Ai’s piece is chillingly subdued by comparison, housed in a vitrine (a glass cabinet) propped by a communist-red platform. Inside are manuals he authored, donated by New York’s Museum of Modern Art with strict instructions not to be read or opened. Ai — who this year created an acclaimed installation re-enacting his prison time in China, and addresses the subject in a heavy metal video called “Dumbass” — wrote the nondescript booklets with no art on the cover, just a tiny star, to communicate what he learned about Western art while living in the U.S. in the 1990s and how to relate those lessons to the Chinese underground. The rare, pristine publications on display add an ironic punctuation to his ordeal.
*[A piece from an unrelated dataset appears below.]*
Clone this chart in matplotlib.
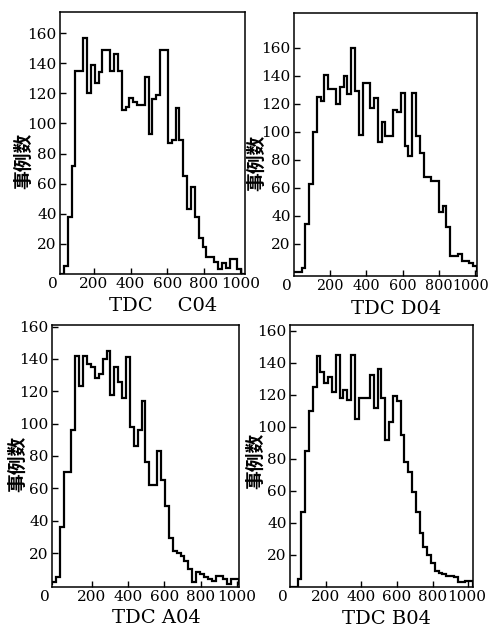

In a nook nearby, videos and sculpture by Khaled Jarrar, a former captain of the Palestinian presidential guard, depict the desolate life of children in occupied territories. With his video “Concrete,” he shows how he chipped away at a segregating wall and created a true-to-size soccer ball from olive branches and cement.
Jarrar’s installation and the vivid and nightmarish comic illustrations of Ramón Esono Ebalé — from Equatorial Guinea and the only artist in exile, now living in Paraguay — are not passive exhibits and require a good few minutes to enjoy. They’re both well worth the effort.
Cuban artist duo José Toirac and Meira Marrero’s works utilize historical and archival research to provide a multi-layered view of Cuban culture. In “Ave Maria,” a patch of electric blue carpet girds a pastel-trimmed table with statues representing the patron saint of Cuba, La Caridad del Cobre (Our Lady of Charity), a syncretic figure combining elements of Catholicism and Santeria. Apart from being a beautiful installation, the piece offers a poignant comment on racism. Painted in gold are words by famed revolutionary Jose Martí that he first spoke in Tampa: “Either the republic is built on the character of each one of its children … or the republic is not worth a single tear from our women nor a single drop of blood from our brave men.”
On the adjacent wall, the duo assembled “1869-2006,” a series of black-and-white portraits of all of the leaders of Cuba since the late 19th century. The arrangement verges on absurdity with American President Taft in the mix and others in short succession of one another — one in charge for just one day — and at center, a “pentarchy,” a presidency, so to speak, of five men who ruled in 1933. The series ends with Fidel and Raul Castro — and an empty nail at the end, calling into question quite chillingly, “Who’s next?”
A more intimate counterpoint hangs next to the Cubans: South African photographer Zanele Muholi’s portrait series “Being,” which calls out a society that hasn’t caught up with laws protecting LGBT rights (homosexuals are victims of brutal rape and persecution in post-apartheid South Africa). Through her images, Muholi breaks down barriers by making an eloquent statement about the universality of love and identity. We get glimpses of couples (and individuals) that range from the cozy to detached. In “Miss Lesbian” she takes on a tragi-comic beauty queen dressed in Wonder Woman adornments.
Throughout SubRosa, absurdity mixes with tragedy, demystifying the injustices so that the viewer doesn’t feel completely overcome. Best of all, you come away with a more nuanced view of the plights of others and the artists portraying them.
Capping off a successful series of tours, talks and even a Pecha Kucha, two of SubRosa’s final events will take place next week — a screening of the documentary Ai Wei Wei: Never Sorry, on Wed., Nov. 13, at Tampa Theatre, and a curator’s tour at noon on Thurs., Nov. 14.
Admission to USF CAM is free, and art lovers should be thankful for that. SubRosa, like the human lives it addresses, is priceless.